> _REQUIREMENTS_
Across the entries below, how many lines contain the string "this"? Give only the count.
--- START ---
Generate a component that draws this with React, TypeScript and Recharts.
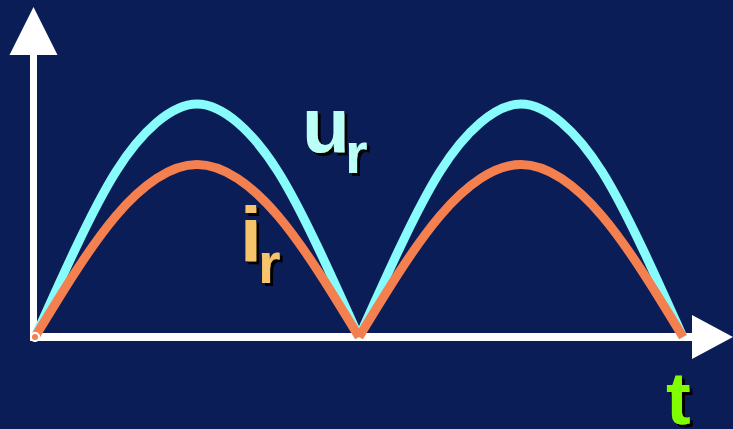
import React from "react";
import { ComposedChart, Line, XAxis, YAxis, ReferenceLine, ReferenceDot } from "recharts";

// time steps: two half periods of 8 steps each
const times = [0, 1, 2, 3, 4, 5, 6, 7, 8, 9, 10, 11, 12, 13, 14, 15, 16];
// rectified voltage u_r (peak = 1)
const uValues = [0, 0.38, 0.71, 0.92, 1.0, 0.92, 0.71, 0.38, 0, 0.38, 0.71, 0.92, 1.0, 0.92, 0.71, 0.38, 0];
// rectified current i_r
const iValues = [0, 0.28, 0.52, 0.68, 0.74, 0.68, 0.52, 0.28, 0, 0.28, 0.52, 0.68, 0.74, 0.68, 0.52, 0.28, 0];

const W = 733;
const H = 429;
const BG = "#0b1d57";
const CYAN = "#88fcfc";
const ORANGE = "#f47f4f";
const FONT = "'Liberation Sans', Arial, sans-serif";

// split each curve into its two humps so the zero crossings stay sharp
const data = times.map((t, k) => ({
  t,
  u1: k <= 8 ? uValues[k] : null,
  u2: k >= 8 ? uValues[k] : null,
  i1: k <= 8 ? iValues[k] : null,
  i2: k >= 8 ? iValues[k] : null,
}));

const upArrow = (p: any) => (
  <polygon points={`${p.cx},${p.cy} ${p.cx - 24},${p.cy + 48} ${p.cx + 24},${p.cy + 48}`} fill="#fff" />
);
const rightArrow = (p: any) => (
  <polygon points={`${p.cx},${p.cy} ${p.cx - 41},${p.cy - 22} ${p.cx - 41},${p.cy + 22}`} fill="#fff" />
);

function Label({ x, y, main, sub, color, size, subSize, subDx, subDy }: any) {
  return (
    <text x={x} y={y} fill={color} fontFamily={FONT} fontWeight="bold" filter="url(#shadow)">
      <tspan fontSize={size}>{main}</tspan>
      {sub ? (
        <tspan fontSize={subSize} x={x + subDx} y={y + subDy}>
          {sub}
        </tspan>
      ) : null}
    </text>
  );
}

export default function App() {
  return (
    <div style={{ position: "fixed", left: 0, top: 0, width: W, height: H, background: BG }}>
      <ComposedChart width={W} height={H} data={data} margin={{ top: 0, right: 0, bottom: 0, left: 0 }}>
        <XAxis dataKey="t" type="number" domain={[-0.8642, 17.2346]} hide allowDataOverflow />
        <YAxis type="number" domain={[-0.3948, 1.4464]} hide allowDataOverflow />
        <ReferenceLine
          segment={[{ x: -0.037, y: -0.013 }, { x: -0.037, y: 1.232 }]}
          stroke="#fff"
          strokeWidth={7}
          ifOverflow="visible"
        />
        <ReferenceLine
          segment={[{ x: -0.12, y: 0 }, { x: 16.3, y: 0 }]}
          stroke="#fff"
          strokeWidth={8}
          ifOverflow="visible"
        />
        <ReferenceDot x={-0.037} y={1.416} r={1} shape={upArrow} ifOverflow="visible" />
        <ReferenceDot x={17.2346} y={0} r={1} shape={rightArrow} ifOverflow="visible" />
        <Line dataKey="u1" type="natural" stroke={CYAN} strokeWidth={9} dot={false} isAnimationActive={false} />
        <Line dataKey="u2" type="natural" stroke={CYAN} strokeWidth={9} dot={false} isAnimationActive={false} />
        <Line dataKey="i1" type="natural" stroke={ORANGE} strokeWidth={9} dot={false} isAnimationActive={false} />
        <Line dataKey="i2" type="natural" stroke={ORANGE} strokeWidth={9} dot={false} isAnimationActive={false} />
      </ComposedChart>
      <svg width={W} height={H} style={{ position: "absolute", left: 0, top: 0, pointerEvents: "none" }}>
        <defs>
          <filter id="shadow" x="-20%" y="-20%" width="140%" height="140%">
            <feDropShadow dx="3" dy="3" stdDeviation="0.3" floodColor="#000" floodOpacity="1" />
          </filter>
        </defs>
        <Label x={302} y={152} main="u" sub="r" color="#bbfff7" size={78} subSize={58} subDx={43} subDy={21} />
        <Label x={240} y={262} main="i" sub="r" color="#f6c46a" size={78} subSize={58} subDx={18} subDy={21} />
        <Label x={666} y={424} main="t" color="#80ff00" size={74} />
      </svg>
    </div>
  );
}
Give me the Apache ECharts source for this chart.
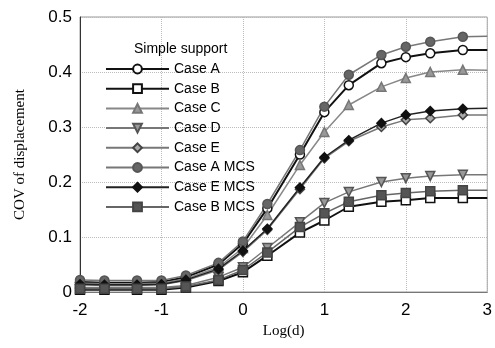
<!DOCTYPE html>
<html>
<head>
<meta charset="utf-8">
<script src="https://cdn.jsdelivr.net/npm/echarts@6/dist/echarts.min.js"></script>
<style>
html,body{margin:0;padding:0;background:#fff;}
#charts{width:495px;height:348px;}
</style>
</head>
<body>
<div id="charts"></div>
<script>
// log(d) positions
var xs = [-2,-1.7,-1.3,-1,-0.7,-0.3,0,0.3,0.7,1,1.3,1.7,2,2.3,2.7,3];
var caseA    = [0.018,0.017,0.017,0.018,0.027,0.050,0.088,0.152,0.250,0.327,0.376,0.416,0.427,0.434,0.440,0.440];
var caseB    = [0.004,0.004,0.004,0.004,0.008,0.020,0.036,0.066,0.108,0.130,0.155,0.164,0.167,0.171,0.171,0.171];
var caseC    = [0.016,0.015,0.015,0.016,0.024,0.045,0.080,0.140,0.231,0.291,0.340,0.373,0.389,0.400,0.404,0.403];
var caseD    = [0.008,0.008,0.008,0.008,0.012,0.027,0.045,0.080,0.127,0.162,0.182,0.200,0.207,0.211,0.213,0.213];
var caseE    = [0.013,0.012,0.012,0.013,0.021,0.040,0.073,0.113,0.187,0.243,0.274,0.300,0.313,0.316,0.322,0.322];
var caseAMCS = [0.022,0.021,0.021,0.021,0.030,0.053,0.092,0.160,0.258,0.337,0.395,0.431,0.446,0.455,0.464,0.465];
var caseEMCS = [0.014,0.013,0.013,0.014,0.022,0.042,0.075,0.115,0.190,0.245,0.276,0.307,0.322,0.329,0.333,0.334];
var caseBMCS = [0.006,0.006,0.006,0.006,0.010,0.022,0.040,0.072,0.118,0.143,0.164,0.176,0.180,0.183,0.185,0.185];
var yTicks = [0,0.1,0.2,0.3,0.4,0.5];
var xTicks = [-2,-1,0,1,2,3];

function pts(arr){
	var out = [];
	for(var i=0;i<xs.length;i++){
		var p = {value:[xs[i],arr[i]]};
		if(i==xs.length-1) p.symbol = 'none'; //last point has no marker
		out.push(p);
	}
	return out;
}

function mk(name,arr,symbol,lineColor,lineW,fill,border){
	return {
		name:name,
		type:'line',
		data:pts(arr),
		symbol:symbol,
		symbolSize:9,
		showAllSymbol:true,
		clip:true,
		lineStyle:{color:lineColor,width:lineW},
		itemStyle:{color:fill,borderColor:border,borderWidth:1.5},
		emphasis:{disabled:true}
	};
}

var downTri = 'path://M0,0 L10,0 L5,9 Z';

var charts = echarts.init(document.getElementById('charts'));
var option = {
	animation:false,
	backgroundColor:'#fff',
	title:{
		text:'Simple support',
		left:129,
		top:37,
		textStyle:{fontFamily:'Liberation Sans, Arial',fontSize:14,fontWeight:'normal',color:'#000'}
	},
	legend:{
		orient:'vertical',
		left:100,
		top:57,
		itemWidth:63,
		itemHeight:11,
		itemGap:5.7,
		textStyle:{fontFamily:'Liberation Sans, Arial',fontSize:14,color:'#000'},
		data:['Case A','Case B','Case C','Case D','Case E','Case A MCS','Case E MCS','Case B MCS']
	},
	grid:{
		left:80,
		right:5,
		top:17,
		bottom:56,
		show:true,
		borderColor:'#999',
		borderWidth:1
	},
	xAxis:{
		type:'value',
		min:xTicks[0],
		max:xTicks[xTicks.length-1],
		interval:1,
		name:'Log(d)',
		nameLocation:'middle',
		nameGap:30,
		nameTextStyle:{fontFamily:'Liberation Serif, Times New Roman',fontSize:15,color:'#000'},
		axisLine:{onZero:false,lineStyle:{color:'#777'}},
		axisTick:{show:false},
		axisLabel:{fontFamily:'Liberation Sans, Arial',fontSize:17,color:'#000',margin:10},
		splitLine:{show:true,lineStyle:{color:'#bbb',type:'dotted'}}
	},
	yAxis:{
		type:'value',
		min:yTicks[0],
		max:yTicks[yTicks.length-1],
		interval:0.1,
		name:'COV of displacement',
		nameLocation:'middle',
		nameGap:52,
		nameTextStyle:{fontFamily:'Liberation Serif, Times New Roman',fontSize:15,color:'#000'},
		axisLine:{show:true,onZero:false,lineStyle:{color:'#333'}},
		axisTick:{show:false},
		axisLabel:{fontFamily:'Liberation Sans, Arial',fontSize:17,color:'#000',margin:8},
		splitLine:{show:true,lineStyle:{color:'#bbb',type:'dotted'}}
	},
	series:[
		mk('Case A',caseA,'circle','#111',2,'#fff','#111'),
		mk('Case B',caseB,'rect','#111',2,'#fff','#111'),
		mk('Case C',caseC,'triangle','#888',1.5,'#999','#777'),
		mk('Case D',caseD,downTri,'#777',1.5,'#999','#555'),
		mk('Case E',caseE,'diamond','#777',1.5,'#aaa','#444'),
		mk('Case A MCS',caseAMCS,'circle','#777',1.5,'#666','#555'),
		mk('Case E MCS',caseEMCS,'diamond','#222',1.5,'#111','#111'),
		mk('Case B MCS',caseBMCS,'rect','#666',1.5,'#555','#444')
	]
};
charts.setOption(option);
</script>
</body>
</html>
--- END ---
> _ANSWER TO THE TASK_
2